**Listing:**
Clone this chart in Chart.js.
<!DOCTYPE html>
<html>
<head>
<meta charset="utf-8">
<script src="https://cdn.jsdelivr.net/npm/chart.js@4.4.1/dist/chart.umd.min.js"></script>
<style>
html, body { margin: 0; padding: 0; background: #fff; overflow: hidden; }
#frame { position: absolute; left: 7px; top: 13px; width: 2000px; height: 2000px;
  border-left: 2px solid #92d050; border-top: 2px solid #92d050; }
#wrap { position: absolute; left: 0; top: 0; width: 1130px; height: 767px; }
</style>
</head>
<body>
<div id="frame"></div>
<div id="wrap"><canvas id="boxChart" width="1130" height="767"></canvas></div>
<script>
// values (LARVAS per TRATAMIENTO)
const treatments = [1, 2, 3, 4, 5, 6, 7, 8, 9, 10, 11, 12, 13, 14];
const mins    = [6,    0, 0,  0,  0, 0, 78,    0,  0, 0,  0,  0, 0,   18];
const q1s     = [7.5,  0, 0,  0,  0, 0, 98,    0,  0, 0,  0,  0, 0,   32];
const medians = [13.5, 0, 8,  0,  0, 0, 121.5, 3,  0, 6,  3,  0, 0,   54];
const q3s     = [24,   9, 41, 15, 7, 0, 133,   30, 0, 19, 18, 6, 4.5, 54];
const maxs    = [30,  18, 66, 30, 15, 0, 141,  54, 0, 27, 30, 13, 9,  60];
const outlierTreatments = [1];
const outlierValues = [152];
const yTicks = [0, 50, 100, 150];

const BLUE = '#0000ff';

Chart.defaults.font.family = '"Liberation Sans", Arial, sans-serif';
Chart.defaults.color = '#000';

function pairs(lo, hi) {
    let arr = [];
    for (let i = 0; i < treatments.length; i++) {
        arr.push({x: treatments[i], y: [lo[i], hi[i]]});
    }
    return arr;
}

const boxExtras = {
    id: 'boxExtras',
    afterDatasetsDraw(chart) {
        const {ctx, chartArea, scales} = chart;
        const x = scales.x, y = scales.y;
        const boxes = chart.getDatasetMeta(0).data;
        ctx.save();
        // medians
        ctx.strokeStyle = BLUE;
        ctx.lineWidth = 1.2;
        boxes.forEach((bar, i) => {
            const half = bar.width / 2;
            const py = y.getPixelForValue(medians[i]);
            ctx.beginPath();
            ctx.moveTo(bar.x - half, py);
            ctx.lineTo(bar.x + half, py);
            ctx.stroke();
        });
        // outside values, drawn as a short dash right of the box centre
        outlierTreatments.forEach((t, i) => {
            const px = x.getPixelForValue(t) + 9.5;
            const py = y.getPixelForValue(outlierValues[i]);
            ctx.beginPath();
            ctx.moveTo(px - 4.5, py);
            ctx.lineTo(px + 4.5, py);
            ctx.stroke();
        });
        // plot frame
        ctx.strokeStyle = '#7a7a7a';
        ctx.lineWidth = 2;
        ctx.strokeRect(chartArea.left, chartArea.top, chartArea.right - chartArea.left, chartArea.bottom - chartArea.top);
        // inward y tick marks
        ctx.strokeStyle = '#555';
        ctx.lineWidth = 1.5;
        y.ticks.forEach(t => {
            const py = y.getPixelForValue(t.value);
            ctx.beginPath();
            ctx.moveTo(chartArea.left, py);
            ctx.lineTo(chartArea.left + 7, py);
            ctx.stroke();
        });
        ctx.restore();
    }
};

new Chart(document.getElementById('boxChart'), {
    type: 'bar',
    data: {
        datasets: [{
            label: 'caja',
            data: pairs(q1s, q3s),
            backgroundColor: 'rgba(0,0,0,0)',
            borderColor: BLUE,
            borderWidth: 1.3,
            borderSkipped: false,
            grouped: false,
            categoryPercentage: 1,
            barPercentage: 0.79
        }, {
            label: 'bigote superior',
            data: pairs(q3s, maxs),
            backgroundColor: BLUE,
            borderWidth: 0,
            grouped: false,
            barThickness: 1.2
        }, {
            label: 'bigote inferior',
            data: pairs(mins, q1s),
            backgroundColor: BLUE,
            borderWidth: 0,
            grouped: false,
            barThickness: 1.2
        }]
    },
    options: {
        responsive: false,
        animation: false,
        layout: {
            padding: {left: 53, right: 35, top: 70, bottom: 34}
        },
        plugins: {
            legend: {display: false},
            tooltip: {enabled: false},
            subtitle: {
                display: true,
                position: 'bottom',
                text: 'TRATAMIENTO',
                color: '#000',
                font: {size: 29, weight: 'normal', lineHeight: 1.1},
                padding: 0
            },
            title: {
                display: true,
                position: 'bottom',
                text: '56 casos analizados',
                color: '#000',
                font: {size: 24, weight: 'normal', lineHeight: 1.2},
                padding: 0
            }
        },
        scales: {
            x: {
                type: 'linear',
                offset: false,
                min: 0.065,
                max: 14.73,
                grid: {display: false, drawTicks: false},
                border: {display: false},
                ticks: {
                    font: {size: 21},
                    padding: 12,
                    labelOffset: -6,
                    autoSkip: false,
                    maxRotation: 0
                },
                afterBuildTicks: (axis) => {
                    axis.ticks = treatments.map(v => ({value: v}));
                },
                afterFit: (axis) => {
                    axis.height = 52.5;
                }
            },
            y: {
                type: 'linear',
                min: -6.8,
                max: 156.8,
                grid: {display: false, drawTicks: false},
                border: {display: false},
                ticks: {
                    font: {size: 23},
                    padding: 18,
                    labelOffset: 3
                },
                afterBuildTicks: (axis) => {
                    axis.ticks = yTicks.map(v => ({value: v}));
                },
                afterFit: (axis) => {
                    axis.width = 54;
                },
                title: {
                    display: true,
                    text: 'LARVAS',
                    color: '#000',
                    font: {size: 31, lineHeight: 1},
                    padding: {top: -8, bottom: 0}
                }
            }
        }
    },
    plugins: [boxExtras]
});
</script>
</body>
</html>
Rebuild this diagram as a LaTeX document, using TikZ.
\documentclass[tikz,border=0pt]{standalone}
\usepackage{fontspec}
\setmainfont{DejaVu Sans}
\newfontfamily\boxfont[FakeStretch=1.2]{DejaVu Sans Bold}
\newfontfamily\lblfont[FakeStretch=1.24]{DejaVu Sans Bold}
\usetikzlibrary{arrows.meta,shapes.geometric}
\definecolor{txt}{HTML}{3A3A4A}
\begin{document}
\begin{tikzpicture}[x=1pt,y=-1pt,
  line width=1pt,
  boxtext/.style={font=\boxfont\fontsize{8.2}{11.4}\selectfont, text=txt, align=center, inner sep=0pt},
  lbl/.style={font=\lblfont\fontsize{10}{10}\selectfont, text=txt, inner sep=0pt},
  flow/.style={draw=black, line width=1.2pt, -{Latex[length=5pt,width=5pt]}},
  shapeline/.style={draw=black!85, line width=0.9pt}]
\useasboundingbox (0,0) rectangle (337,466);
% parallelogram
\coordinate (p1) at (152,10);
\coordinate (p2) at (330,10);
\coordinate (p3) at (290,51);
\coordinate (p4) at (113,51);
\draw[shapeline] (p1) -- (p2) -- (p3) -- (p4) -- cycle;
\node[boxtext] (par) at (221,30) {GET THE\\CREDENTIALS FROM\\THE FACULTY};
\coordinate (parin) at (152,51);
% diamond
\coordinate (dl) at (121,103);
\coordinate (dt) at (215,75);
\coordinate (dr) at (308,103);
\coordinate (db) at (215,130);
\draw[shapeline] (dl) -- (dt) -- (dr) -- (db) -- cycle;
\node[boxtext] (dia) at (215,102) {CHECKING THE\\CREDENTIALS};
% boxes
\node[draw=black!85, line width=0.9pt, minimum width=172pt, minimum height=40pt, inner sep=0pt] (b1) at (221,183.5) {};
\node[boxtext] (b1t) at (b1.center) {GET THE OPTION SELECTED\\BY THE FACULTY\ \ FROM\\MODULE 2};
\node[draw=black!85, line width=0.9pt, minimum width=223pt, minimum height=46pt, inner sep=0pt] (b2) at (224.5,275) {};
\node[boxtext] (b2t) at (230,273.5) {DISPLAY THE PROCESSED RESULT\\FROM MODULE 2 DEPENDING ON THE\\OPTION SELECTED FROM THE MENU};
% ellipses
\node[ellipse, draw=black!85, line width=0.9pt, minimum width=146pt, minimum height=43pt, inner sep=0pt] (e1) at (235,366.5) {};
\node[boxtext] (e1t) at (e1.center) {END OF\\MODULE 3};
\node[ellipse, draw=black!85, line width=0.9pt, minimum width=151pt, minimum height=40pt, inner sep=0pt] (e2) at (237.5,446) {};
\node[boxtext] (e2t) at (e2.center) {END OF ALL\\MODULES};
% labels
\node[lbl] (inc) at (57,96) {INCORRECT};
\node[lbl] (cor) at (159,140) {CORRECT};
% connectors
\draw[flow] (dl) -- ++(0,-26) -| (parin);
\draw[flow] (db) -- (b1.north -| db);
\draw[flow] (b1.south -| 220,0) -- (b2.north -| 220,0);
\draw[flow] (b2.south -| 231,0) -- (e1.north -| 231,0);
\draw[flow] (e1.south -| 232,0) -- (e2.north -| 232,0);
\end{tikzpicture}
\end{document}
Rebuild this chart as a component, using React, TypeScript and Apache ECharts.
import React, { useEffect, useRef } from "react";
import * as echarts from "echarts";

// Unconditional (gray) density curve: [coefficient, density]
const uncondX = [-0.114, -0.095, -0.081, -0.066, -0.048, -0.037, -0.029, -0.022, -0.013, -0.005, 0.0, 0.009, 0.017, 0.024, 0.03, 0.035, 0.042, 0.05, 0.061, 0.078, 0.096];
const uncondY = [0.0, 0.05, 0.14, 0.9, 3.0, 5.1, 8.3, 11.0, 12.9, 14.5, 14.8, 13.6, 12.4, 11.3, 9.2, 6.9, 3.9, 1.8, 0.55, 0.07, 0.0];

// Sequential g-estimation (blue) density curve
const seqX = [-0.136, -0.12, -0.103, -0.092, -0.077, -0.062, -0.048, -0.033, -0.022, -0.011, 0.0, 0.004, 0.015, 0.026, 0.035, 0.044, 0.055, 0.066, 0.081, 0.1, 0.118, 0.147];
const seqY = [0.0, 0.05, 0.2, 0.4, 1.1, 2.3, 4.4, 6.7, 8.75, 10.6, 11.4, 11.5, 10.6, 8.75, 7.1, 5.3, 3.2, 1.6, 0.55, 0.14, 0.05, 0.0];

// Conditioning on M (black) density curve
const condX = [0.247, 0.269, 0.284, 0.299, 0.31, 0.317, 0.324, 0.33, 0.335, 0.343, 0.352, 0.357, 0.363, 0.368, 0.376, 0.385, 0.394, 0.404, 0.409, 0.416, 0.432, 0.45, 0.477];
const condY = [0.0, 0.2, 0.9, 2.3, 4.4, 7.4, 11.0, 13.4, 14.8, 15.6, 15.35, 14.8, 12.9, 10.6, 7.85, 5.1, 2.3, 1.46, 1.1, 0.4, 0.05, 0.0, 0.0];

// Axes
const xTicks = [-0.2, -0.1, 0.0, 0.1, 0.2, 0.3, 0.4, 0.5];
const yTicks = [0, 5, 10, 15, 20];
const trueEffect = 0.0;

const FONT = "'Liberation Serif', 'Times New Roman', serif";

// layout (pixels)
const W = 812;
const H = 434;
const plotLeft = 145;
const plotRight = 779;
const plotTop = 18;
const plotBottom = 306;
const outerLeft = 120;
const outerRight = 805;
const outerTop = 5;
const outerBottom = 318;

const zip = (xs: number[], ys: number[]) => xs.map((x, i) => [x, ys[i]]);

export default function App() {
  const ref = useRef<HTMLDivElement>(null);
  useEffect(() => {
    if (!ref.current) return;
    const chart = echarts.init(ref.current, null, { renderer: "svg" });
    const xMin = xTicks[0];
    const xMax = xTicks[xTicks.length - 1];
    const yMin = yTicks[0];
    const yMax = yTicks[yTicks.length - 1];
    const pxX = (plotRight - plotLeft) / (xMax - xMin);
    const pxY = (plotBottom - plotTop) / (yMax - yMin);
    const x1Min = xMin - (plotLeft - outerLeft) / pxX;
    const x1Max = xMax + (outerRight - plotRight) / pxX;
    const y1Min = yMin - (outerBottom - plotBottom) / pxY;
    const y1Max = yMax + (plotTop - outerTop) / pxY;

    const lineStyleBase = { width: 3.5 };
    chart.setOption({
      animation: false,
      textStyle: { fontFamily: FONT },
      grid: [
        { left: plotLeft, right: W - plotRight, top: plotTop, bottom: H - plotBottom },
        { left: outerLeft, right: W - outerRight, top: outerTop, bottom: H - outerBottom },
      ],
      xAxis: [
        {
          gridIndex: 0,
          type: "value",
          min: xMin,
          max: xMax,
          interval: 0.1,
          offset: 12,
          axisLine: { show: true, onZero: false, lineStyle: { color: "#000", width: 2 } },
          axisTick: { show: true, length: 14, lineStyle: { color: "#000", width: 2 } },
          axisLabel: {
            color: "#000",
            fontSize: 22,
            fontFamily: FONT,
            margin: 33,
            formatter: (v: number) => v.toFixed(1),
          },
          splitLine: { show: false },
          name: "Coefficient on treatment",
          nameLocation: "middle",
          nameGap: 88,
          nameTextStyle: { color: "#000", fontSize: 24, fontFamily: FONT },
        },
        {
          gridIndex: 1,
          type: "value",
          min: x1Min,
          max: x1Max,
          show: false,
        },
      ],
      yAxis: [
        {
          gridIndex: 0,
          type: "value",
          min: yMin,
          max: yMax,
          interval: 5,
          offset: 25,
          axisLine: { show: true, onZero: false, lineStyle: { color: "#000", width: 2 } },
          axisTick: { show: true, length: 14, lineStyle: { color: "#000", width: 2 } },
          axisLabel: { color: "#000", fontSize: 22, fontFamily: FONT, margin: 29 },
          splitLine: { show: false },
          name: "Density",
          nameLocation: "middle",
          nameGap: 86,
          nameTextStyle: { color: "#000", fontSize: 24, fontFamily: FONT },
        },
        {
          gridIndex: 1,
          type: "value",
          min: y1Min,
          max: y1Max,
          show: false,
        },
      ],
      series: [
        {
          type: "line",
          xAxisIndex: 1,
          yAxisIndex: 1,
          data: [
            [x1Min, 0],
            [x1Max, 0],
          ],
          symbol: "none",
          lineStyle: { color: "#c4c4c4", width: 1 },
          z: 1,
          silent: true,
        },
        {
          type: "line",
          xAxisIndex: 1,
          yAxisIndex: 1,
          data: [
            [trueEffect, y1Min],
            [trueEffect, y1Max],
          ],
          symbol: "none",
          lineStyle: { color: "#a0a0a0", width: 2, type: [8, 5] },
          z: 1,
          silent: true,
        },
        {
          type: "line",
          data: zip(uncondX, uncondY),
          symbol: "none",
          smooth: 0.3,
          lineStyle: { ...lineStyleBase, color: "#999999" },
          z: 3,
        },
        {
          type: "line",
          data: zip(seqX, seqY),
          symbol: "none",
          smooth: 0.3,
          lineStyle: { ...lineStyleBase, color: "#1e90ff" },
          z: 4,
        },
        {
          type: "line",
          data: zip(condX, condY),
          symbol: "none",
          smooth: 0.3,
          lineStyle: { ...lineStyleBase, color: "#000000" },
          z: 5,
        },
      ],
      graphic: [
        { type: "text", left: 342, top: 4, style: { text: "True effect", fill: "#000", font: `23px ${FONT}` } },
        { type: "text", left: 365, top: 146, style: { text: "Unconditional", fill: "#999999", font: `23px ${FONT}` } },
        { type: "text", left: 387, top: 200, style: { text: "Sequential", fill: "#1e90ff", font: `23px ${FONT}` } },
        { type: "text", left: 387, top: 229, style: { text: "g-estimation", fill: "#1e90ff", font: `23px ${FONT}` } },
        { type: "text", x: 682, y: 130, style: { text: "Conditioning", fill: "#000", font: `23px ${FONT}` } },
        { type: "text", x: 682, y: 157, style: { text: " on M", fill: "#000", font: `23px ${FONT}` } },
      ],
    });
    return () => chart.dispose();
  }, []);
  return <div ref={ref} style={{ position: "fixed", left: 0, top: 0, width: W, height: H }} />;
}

**Description of the task:** Using the entries above, give again exactly the lines from the line holding "Rebuild this chart" through the line holding "0.55, 0.07, 0.0];". Include both end lines and nothing else.

**Complete answer:**
Rebuild this chart as a component, using React, TypeScript and Apache ECharts.
import React, { useEffect, useRef } from "react";
import * as echarts from "echarts";

// Unconditional (gray) density curve: [coefficient, density]
const uncondX = [-0.114, -0.095, -0.081, -0.066, -0.048, -0.037, -0.029, -0.022, -0.013, -0.005, 0.0, 0.009, 0.017, 0.024, 0.03, 0.035, 0.042, 0.05, 0.061, 0.078, 0.096];
const uncondY = [0.0, 0.05, 0.14, 0.9, 3.0, 5.1, 8.3, 11.0, 12.9, 14.5, 14.8, 13.6, 12.4, 11.3, 9.2, 6.9, 3.9, 1.8, 0.55, 0.07, 0.0];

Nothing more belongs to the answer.